The reliance on a fragmented “opt-out” economy is a proven failure. Privacy policies and cookie consent banners are designed to create friction, exhausting the user while ensuring the data pipeline remains open. For corporate IT departments, traditional mobile device management (MDM) platforms must evolve beyond simply enforcing password complexities or wiping lost devices. Zero Trust Architecture must expand to include the physical disabling of hardware telemetry and the aggressive blocking of commercial ad-tracking at the DNS and OS levels. Merely trusting employees not to install vulnerable applications is no longer a viable security strategy.
Ultimately, the crisis demands a legislative reckoning. For years, comprehensive consumer privacy laws have stalled in Washington, heavily lobbied against by the very surveillance-capitalism complex that profits from the unregulated sale of location data. Small, narrow fixes—such as preventing military contractors from reselling data—leave the broader data-broker industry completely untouched. As Sean Vitka of Demand Progress noted, surveillance is not inherently good for security. The open market for human telemetry has proven to be a catastrophic vulnerability, confirming that digital privacy is no longer just a civil liberty—it is an urgent prerequisite for physical safety and national defense.
TechNode HQ Verdict: Pros, Cons & Usability
- Pro (Engineering): Disabling Advertising IDs and enforcing strict MDM policies at the OS level definitively severs the data pipeline to commercial brokers.
- Pro (Consumer): Increasing public awareness of the RTB ecosystem is finally applying pressure on lawmakers to abandon the broken “opt-out” consent model.
- Con: Banning specific browsers (like Chrome) or restricting third-party applications creates significant friction and limits usability for enterprise workflows.
- Con: The implementation of true privacy-preserving mobile architectures requires fundamentally unwinding the dominant monetization model of the modern internet.
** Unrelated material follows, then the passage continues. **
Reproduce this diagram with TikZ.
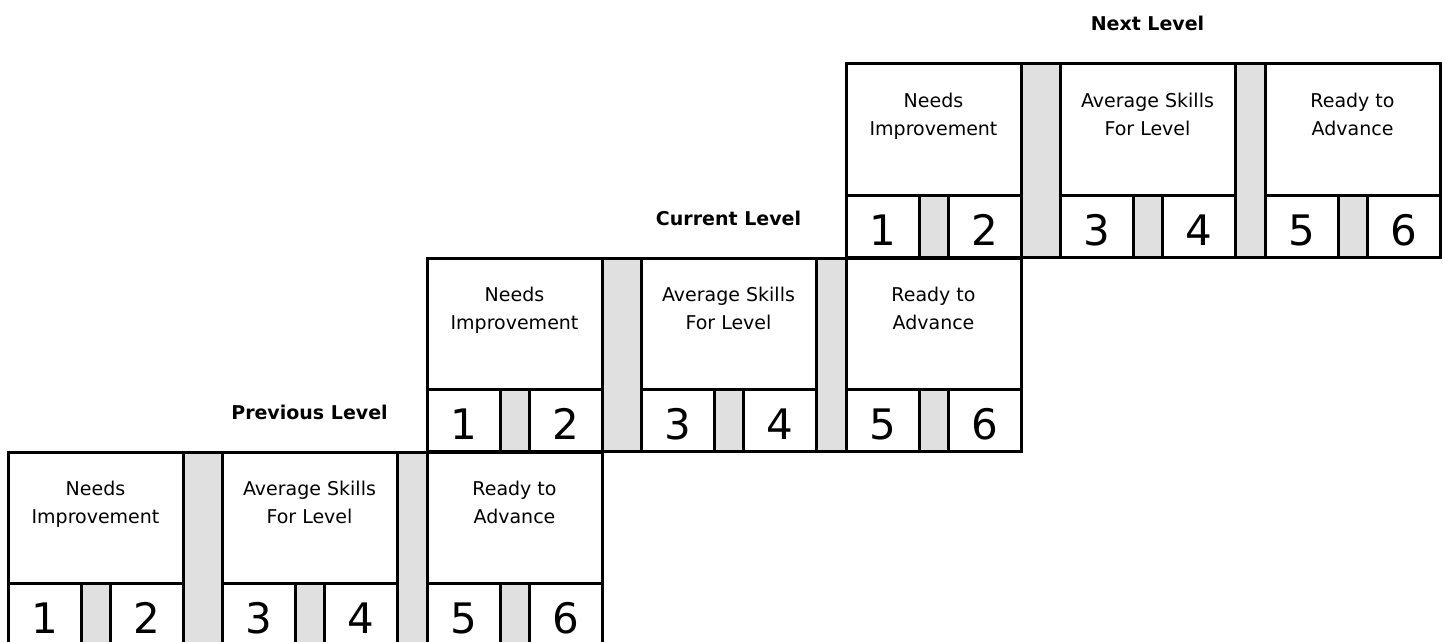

Enterprise Usability: CTOs and security architects must immediately reevaluate their BYOD (Bring Your Own Device) policies. Containerized work apps are insufficient if the underlying OS continues to broadcast an Advertising ID. Enterprises must deploy strict Mobile Device Management (MDM) solutions that completely disable ad-tracking and aggressively filter DNS requests to block known commercial telemetry endpoints.
Everyday Usability: For the average consumer, the reality is stark. Unless you actively dive into your smartphone’s deep privacy settings to continuously reset or entirely disable your Advertising ID, your physical movements are being commoditized and sold. Consumers should immediately transition to privacy-focused browsers, utilize hardened DNS resolvers, and advocate for comprehensive federal data privacy legislation that outlaws the frictionless sale of geolocation data.